Christ was the word that spake it.
He took the bread and break it;
And what his words did make it
That I believe and take it.

These words were reputedly spoken by Elizabeth when questioned on her beliefs on the Eucharist in Mary's reign. While perhaps not deeply theological, they have always been a sufficient statement of my own beliefs.

Fr. David F. Coady said...

It is interesting that Elizabeth refused to go to the Council of Trent because she was summoned as a Protestant Monarch and not invited as a Catholic Queen.

Fr. David F. Coady said...

Are Anglicans Protestant or Catholic? Elizabeth I did not attend the Council of Trent because she was summoned as a Protestant Monarch and not invited as a Catholic Queen.

Canon Tallis said...

Actually she wrote them on a pane of glass with a diamond. And, yes, they are hers.

But what I actually came to comment on was the matter of vestments. The Ornaments Rubric orders the continued use of the vestments in use in the year before the introduction of the first Book of Common Prayer. In doing so it orders more than that book did. And they were in fact used in Elizabeth's chapels royal, the cathedrals and colleges of the country and the greater parish churches. There is in a museum in France a chasuble made for one of Elizabeth's chapels of silk damask with a pattern of her initial and bearing the royal motto. It was given by James I and Vi to the French ambassador who arranged the marriage of Prince Charles to Henriette Marie. It had also acquired the addition of the royal arms of Scotland which would seem to indicate that it had continued in use after Elizabeth death and James's coming to the throne.

It is my contention that the prayer book was intended to be used fully and obeyed completely and one can not really know what is intended in Anglicanism without it. But so many seem to be terrified to have given God that much charge of their lives.

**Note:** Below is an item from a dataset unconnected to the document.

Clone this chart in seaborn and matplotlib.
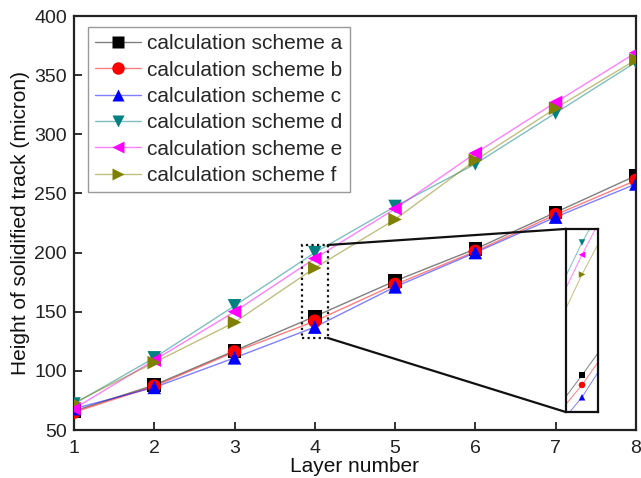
import matplotlib
matplotlib.use("Agg")
import matplotlib.pyplot as plt
import seaborn as sns
import pandas as pd
from matplotlib.lines import Line2D
from matplotlib.patches import Rectangle

layers = [1, 2, 3, 4, 5, 6, 7, 8]
scheme_a = [66, 88, 117, 146, 176, 203, 234, 265]
scheme_b = [65, 87, 116, 142, 173, 201, 232, 261]
scheme_c = [68, 86, 111, 137, 171, 200, 230, 258]
scheme_d = [72, 111, 155, 200, 239, 275, 318, 361]
scheme_e = [68, 109, 150, 195, 237, 284, 327, 369]
scheme_f = [73, 107, 141, 187, 228, 278, 322, 363]
names = ["calculation scheme a", "calculation scheme b", "calculation scheme c",
         "calculation scheme d", "calculation scheme e", "calculation scheme f"]
series = [scheme_a, scheme_b, scheme_c, scheme_d, scheme_e, scheme_f]
colors = ["#000000", "#ff0000", "#0000ff", "#008080", "#ff00ff", "#808000"]
markers = ["s", "o", "^", "v", "<", ">"]

rows = []
for n, s in zip(names, series):
    for x, y in zip(layers, s):
        rows.append({"layer": x, "height": y, "scheme": n})
df = pd.DataFrame(rows)

sns.set_theme(style="ticks")
plt.rcParams['font.family'] = ['Liberation Sans', 'DejaVu Sans']

fig = plt.figure(figsize=(6.41, 4.78), dpi=100)
ax = fig.add_axes([0.1154, 0.1004, 0.8766, 0.8661])

pal = dict(zip(names, colors))
mk = dict(zip(names, markers))

def draw(axis, ms, lw):
    for n in names:
        sub = df[df.scheme == n]
        sns.lineplot(data=sub, x="layer", y="height", ax=axis, color=pal[n],
                     alpha=0.5, lw=lw, legend=False)
        sns.scatterplot(data=sub, x="layer", y="height", ax=axis, color=pal[n],
                        marker=mk[n], s=ms, edgecolor="none", legend=False, zorder=3)

draw(ax, 95, 1.0)
ax.set_xlim(1, 8)
ax.set_ylim(50, 400)
ax.set_xticks(layers)
ax.set_yticks([50, 100, 150, 200, 250, 300, 350, 400])
ax.tick_params(direction="in", length=6, width=1.3, labelsize=14, colors="#222222",
               top=False, right=False)
ax.tick_params(axis="x", pad=7)
ax.tick_params(axis="y", pad=5)
ax.set_xlabel("Layer number", fontsize=15, color="#111111", labelpad=0)
ax.set_ylabel("Height of solidified track (micron)", fontsize=15, color="#111111", labelpad=3)
for sp in ax.spines.values():
    sp.set_linewidth(1.6)
    sp.set_color("#222222")

handles = []
for c, m in zip(colors, markers):
    ln = Line2D([0], [0], color=c, lw=1, alpha=0.5)
    mkh = Line2D([0], [0], color=c, lw=0, marker=m, markersize=9,
                 markerfacecolor=c, markeredgecolor="none")
    handles.append((ln, mkh))
leg = ax.legend(handles, names, loc="upper left", bbox_to_anchor=(0.025, 0.973),
                borderaxespad=0, fontsize=15, frameon=True, fancybox=False,
                edgecolor="#999999", framealpha=1, labelspacing=0.35,
                handlelength=2.2, handletextpad=0.3, borderpad=0.35)
leg.get_frame().set_linewidth(1.0)

# dotted rectangle around layer 4
ax.add_patch(Rectangle((3.839, 127.8), 4.163 - 3.839, 206.4 - 127.8, fill=False,
                       ls=(0, (1, 1.5)), lw=1.6, ec="#111111", zorder=4))
ax.plot([4.163, 7.127], [206.4, 220], color="#111111", lw=1.6, zorder=4)
ax.plot([4.163, 7.127], [127.8, 65.2], color="#111111", lw=1.6, zorder=4)

# magnified inset
ins = fig.add_axes([566 / 641, 1 - 412 / 478, 32 / 641, 183 / 478])
draw(ins, 22, 0.7)
ins.set_xlim(3.7, 4.3)
ins.set_ylim(131, 205.5)
ins.set_xticks([])
ins.set_yticks([])
ins.set_xlabel("")
ins.set_ylabel("")
for sp in ins.spines.values():
    sp.set_linewidth(1.6)
    sp.set_color("#111111")
    sp.set_visible(True)

fig.savefig("out.png", dpi=100)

Fr. David F. Coady said...

Hooker said it best: " Reformed but Catholic; Catholic but Reformed."

Canon Tallis said...

Elizabeth in another letter claimed to be as Catholic as any prince in Europe. In fact, I believe that she was more. The French Cardinal of Lorraine championed the English reform at Trent and urged it upon all, but as many noted the Holy Spirit seemed to arrive in the diplomatic boxes of the Spanish ambassador meaning that the Pope and the Council served the interests of Spain above those of the Church or Christ.

If Trent had followed the English reform which included a return to married clergy in accordance with the teaching of St Paul in Timothy and Titus one wonders if Ireland would have the horror of the Ryan Report and Australia, Canada and the United States would have suffered the huge scandal of clerical sexual abuse which is now the legacy of the Roman clerical system.

Carter said...

"Are Anglicans Protestant or Catholic?"

Yes!

We protestant "protest" (avow and affirm)the ancient Catholic faith.

In Christ,
Carter

Kimberly Cordell said...

Thank you for your historical piece. I came across your blog by chance. Please continue it as it may reach even one lost soul.

Fr. David F. Coady said...

One can only "protest" if one is still within the Church. Also, one can only "reform" if one is still within the Church. Therefore, it stands to reason, that we Anglicans are still Catholic. We are part of the one, holy, catholic, and apostolic Church. This we affirm every time we say one of the Creeds which we do at every Morning Prayer, Evening Prayer, and the Holy Communion.